- _THE TASK_: Return all entries word for word, but drop any images.

BEGIN

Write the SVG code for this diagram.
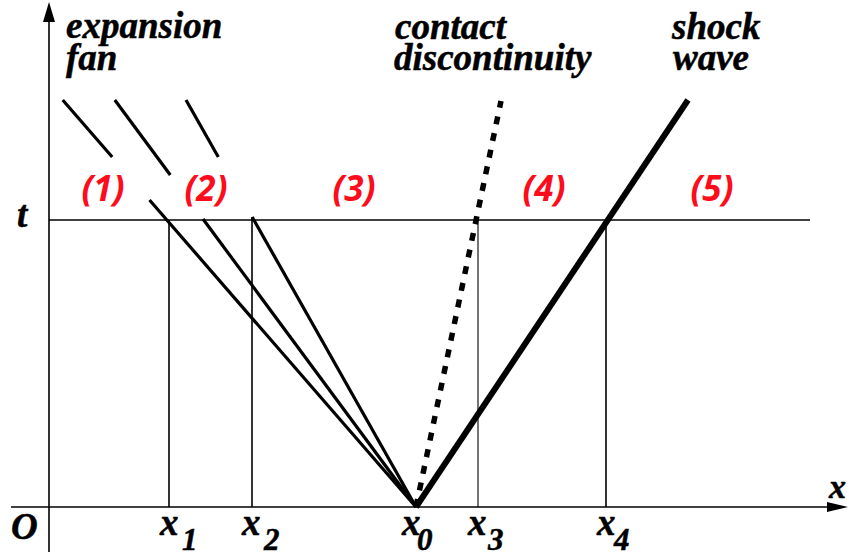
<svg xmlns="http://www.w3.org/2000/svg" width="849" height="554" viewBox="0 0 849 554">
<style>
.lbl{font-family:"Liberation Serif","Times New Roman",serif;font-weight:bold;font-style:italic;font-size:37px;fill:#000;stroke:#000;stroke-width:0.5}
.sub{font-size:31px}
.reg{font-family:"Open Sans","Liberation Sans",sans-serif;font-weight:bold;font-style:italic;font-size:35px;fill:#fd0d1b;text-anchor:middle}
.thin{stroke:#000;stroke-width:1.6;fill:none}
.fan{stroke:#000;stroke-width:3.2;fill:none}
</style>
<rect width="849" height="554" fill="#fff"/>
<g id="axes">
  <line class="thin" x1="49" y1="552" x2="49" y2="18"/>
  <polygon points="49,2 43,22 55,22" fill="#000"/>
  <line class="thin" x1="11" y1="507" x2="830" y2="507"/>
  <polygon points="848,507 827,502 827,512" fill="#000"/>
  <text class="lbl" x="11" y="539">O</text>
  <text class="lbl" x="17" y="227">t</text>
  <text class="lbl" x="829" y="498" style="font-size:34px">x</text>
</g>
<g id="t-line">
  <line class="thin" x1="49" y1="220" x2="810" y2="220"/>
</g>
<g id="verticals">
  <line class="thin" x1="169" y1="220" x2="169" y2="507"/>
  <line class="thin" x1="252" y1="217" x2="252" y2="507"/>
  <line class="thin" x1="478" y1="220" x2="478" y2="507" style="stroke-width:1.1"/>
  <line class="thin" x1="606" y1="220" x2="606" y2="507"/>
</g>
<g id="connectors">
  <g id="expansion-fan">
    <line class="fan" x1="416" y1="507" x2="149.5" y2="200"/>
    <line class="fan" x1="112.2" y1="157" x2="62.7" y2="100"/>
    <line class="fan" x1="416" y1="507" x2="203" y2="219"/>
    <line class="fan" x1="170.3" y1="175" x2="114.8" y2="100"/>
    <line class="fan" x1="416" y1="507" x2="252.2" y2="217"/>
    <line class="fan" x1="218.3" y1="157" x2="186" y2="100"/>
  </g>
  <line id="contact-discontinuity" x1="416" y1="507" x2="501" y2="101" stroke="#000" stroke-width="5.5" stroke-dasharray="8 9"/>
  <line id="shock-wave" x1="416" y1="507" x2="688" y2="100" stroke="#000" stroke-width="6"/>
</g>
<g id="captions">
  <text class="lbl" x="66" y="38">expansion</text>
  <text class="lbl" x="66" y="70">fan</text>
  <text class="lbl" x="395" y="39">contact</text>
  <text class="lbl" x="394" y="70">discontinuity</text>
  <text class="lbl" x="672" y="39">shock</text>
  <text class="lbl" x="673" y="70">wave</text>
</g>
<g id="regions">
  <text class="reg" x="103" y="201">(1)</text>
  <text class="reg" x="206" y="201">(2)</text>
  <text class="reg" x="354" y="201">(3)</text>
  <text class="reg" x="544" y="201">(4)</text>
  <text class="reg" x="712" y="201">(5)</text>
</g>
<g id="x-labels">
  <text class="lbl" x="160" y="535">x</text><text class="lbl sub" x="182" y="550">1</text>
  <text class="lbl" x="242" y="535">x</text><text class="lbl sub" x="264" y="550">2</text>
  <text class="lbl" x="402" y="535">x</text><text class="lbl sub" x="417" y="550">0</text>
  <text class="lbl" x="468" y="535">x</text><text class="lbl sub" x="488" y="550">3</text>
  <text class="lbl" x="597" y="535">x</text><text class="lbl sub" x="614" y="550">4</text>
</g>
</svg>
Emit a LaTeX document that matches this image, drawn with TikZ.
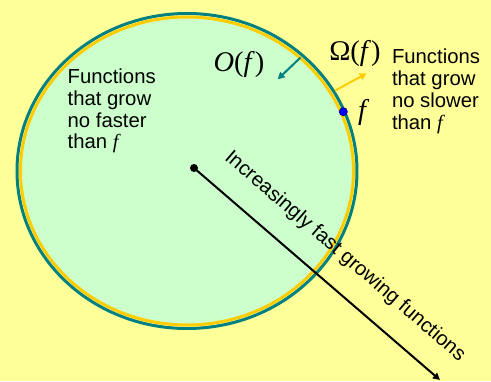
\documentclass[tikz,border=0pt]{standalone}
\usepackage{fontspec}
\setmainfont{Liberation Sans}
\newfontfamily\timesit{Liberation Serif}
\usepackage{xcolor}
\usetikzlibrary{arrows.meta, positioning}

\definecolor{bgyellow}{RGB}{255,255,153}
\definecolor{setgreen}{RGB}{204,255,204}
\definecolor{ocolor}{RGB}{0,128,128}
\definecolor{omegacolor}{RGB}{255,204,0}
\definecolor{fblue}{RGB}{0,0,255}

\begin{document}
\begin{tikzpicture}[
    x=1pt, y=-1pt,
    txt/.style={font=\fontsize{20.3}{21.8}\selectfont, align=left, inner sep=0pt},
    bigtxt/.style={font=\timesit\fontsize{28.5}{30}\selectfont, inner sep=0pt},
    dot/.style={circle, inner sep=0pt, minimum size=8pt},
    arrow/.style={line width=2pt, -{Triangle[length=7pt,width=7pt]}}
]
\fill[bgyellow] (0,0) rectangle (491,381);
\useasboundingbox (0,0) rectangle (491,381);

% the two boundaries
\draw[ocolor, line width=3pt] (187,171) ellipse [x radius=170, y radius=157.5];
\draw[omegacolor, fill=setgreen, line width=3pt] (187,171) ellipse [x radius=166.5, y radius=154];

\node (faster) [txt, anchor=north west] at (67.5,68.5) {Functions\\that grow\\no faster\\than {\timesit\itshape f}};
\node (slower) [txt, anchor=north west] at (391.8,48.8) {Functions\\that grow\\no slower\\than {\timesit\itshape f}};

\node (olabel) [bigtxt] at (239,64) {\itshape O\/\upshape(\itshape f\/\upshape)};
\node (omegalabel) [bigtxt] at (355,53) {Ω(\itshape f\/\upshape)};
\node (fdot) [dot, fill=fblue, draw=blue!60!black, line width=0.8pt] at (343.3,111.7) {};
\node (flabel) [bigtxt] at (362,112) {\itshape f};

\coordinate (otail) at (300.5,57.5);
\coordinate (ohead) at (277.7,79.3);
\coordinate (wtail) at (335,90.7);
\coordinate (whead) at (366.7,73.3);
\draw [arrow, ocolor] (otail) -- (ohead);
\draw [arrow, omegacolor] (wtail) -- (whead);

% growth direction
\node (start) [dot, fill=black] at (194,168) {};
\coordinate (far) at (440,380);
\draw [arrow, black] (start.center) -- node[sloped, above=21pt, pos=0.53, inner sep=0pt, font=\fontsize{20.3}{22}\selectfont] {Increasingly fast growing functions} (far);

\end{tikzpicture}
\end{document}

END

- _ANSWER TO THIS PROBLEM_:
Write the SVG code for this diagram.
<svg xmlns="http://www.w3.org/2000/svg" width="849" height="554" viewBox="0 0 849 554">
<style>
.lbl{font-family:"Liberation Serif","Times New Roman",serif;font-weight:bold;font-style:italic;font-size:37px;fill:#000;stroke:#000;stroke-width:0.5}
.sub{font-size:31px}
.reg{font-family:"Open Sans","Liberation Sans",sans-serif;font-weight:bold;font-style:italic;font-size:35px;fill:#fd0d1b;text-anchor:middle}
.thin{stroke:#000;stroke-width:1.6;fill:none}
.fan{stroke:#000;stroke-width:3.2;fill:none}
</style>
<rect width="849" height="554" fill="#fff"/>
<g id="axes">
  <line class="thin" x1="49" y1="552" x2="49" y2="18"/>
  <polygon points="49,2 43,22 55,22" fill="#000"/>
  <line class="thin" x1="11" y1="507" x2="830" y2="507"/>
  <polygon points="848,507 827,502 827,512" fill="#000"/>
  <text class="lbl" x="11" y="539">O</text>
  <text class="lbl" x="17" y="227">t</text>
  <text class="lbl" x="829" y="498" style="font-size:34px">x</text>
</g>
<g id="t-line">
  <line class="thin" x1="49" y1="220" x2="810" y2="220"/>
</g>
<g id="verticals">
  <line class="thin" x1="169" y1="220" x2="169" y2="507"/>
  <line class="thin" x1="252" y1="217" x2="252" y2="507"/>
  <line class="thin" x1="478" y1="220" x2="478" y2="507" style="stroke-width:1.1"/>
  <line class="thin" x1="606" y1="220" x2="606" y2="507"/>
</g>
<g id="connectors">
  <g id="expansion-fan">
    <line class="fan" x1="416" y1="507" x2="149.5" y2="200"/>
    <line class="fan" x1="112.2" y1="157" x2="62.7" y2="100"/>
    <line class="fan" x1="416" y1="507" x2="203" y2="219"/>
    <line class="fan" x1="170.3" y1="175" x2="114.8" y2="100"/>
    <line class="fan" x1="416" y1="507" x2="252.2" y2="217"/>
    <line class="fan" x1="218.3" y1="157" x2="186" y2="100"/>
  </g>
  <line id="contact-discontinuity" x1="416" y1="507" x2="501" y2="101" stroke="#000" stroke-width="5.5" stroke-dasharray="8 9"/>
  <line id="shock-wave" x1="416" y1="507" x2="688" y2="100" stroke="#000" stroke-width="6"/>
</g>
<g id="captions">
  <text class="lbl" x="66" y="38">expansion</text>
  <text class="lbl" x="66" y="70">fan</text>
  <text class="lbl" x="395" y="39">contact</text>
  <text class="lbl" x="394" y="70">discontinuity</text>
  <text class="lbl" x="672" y="39">shock</text>
  <text class="lbl" x="673" y="70">wave</text>
</g>
<g id="regions">
  <text class="reg" x="103" y="201">(1)</text>
  <text class="reg" x="206" y="201">(2)</text>
  <text class="reg" x="354" y="201">(3)</text>
  <text class="reg" x="544" y="201">(4)</text>
  <text class="reg" x="712" y="201">(5)</text>
</g>
<g id="x-labels">
  <text class="lbl" x="160" y="535">x</text><text class="lbl sub" x="182" y="550">1</text>
  <text class="lbl" x="242" y="535">x</text><text class="lbl sub" x="264" y="550">2</text>
  <text class="lbl" x="402" y="535">x</text><text class="lbl sub" x="417" y="550">0</text>
  <text class="lbl" x="468" y="535">x</text><text class="lbl sub" x="488" y="550">3</text>
  <text class="lbl" x="597" y="535">x</text><text class="lbl sub" x="614" y="550">4</text>
</g>
</svg>
Emit a LaTeX document that matches this image, drawn with TikZ.
\documentclass[tikz,border=0pt]{standalone}
\usepackage{fontspec}
\setmainfont{Liberation Sans}
\newfontfamily\timesit{Liberation Serif}
\usepackage{xcolor}
\usetikzlibrary{arrows.meta, positioning}

\definecolor{bgyellow}{RGB}{255,255,153}
\definecolor{setgreen}{RGB}{204,255,204}
\definecolor{ocolor}{RGB}{0,128,128}
\definecolor{omegacolor}{RGB}{255,204,0}
\definecolor{fblue}{RGB}{0,0,255}

\begin{document}
\begin{tikzpicture}[
    x=1pt, y=-1pt,
    txt/.style={font=\fontsize{20.3}{21.8}\selectfont, align=left, inner sep=0pt},
    bigtxt/.style={font=\timesit\fontsize{28.5}{30}\selectfont, inner sep=0pt},
    dot/.style={circle, inner sep=0pt, minimum size=8pt},
    arrow/.style={line width=2pt, -{Triangle[length=7pt,width=7pt]}}
]
\fill[bgyellow] (0,0) rectangle (491,381);
\useasboundingbox (0,0) rectangle (491,381);

% the two boundaries
\draw[ocolor, line width=3pt] (187,171) ellipse [x radius=170, y radius=157.5];
\draw[omegacolor, fill=setgreen, line width=3pt] (187,171) ellipse [x radius=166.5, y radius=154];

\node (faster) [txt, anchor=north west] at (67.5,68.5) {Functions\\that grow\\no faster\\than {\timesit\itshape f}};
\node (slower) [txt, anchor=north west] at (391.8,48.8) {Functions\\that grow\\no slower\\than {\timesit\itshape f}};

\node (olabel) [bigtxt] at (239,64) {\itshape O\/\upshape(\itshape f\/\upshape)};
\node (omegalabel) [bigtxt] at (355,53) {Ω(\itshape f\/\upshape)};
\node (fdot) [dot, fill=fblue, draw=blue!60!black, line width=0.8pt] at (343.3,111.7) {};
\node (flabel) [bigtxt] at (362,112) {\itshape f};

\coordinate (otail) at (300.5,57.5);
\coordinate (ohead) at (277.7,79.3);
\coordinate (wtail) at (335,90.7);
\coordinate (whead) at (366.7,73.3);
\draw [arrow, ocolor] (otail) -- (ohead);
\draw [arrow, omegacolor] (wtail) -- (whead);

% growth direction
\node (start) [dot, fill=black] at (194,168) {};
\coordinate (far) at (440,380);
\draw [arrow, black] (start.center) -- node[sloped, above=21pt, pos=0.53, inner sep=0pt, font=\fontsize{20.3}{22}\selectfont] {Increasingly fast growing functions} (far);

\end{tikzpicture}
\end{document}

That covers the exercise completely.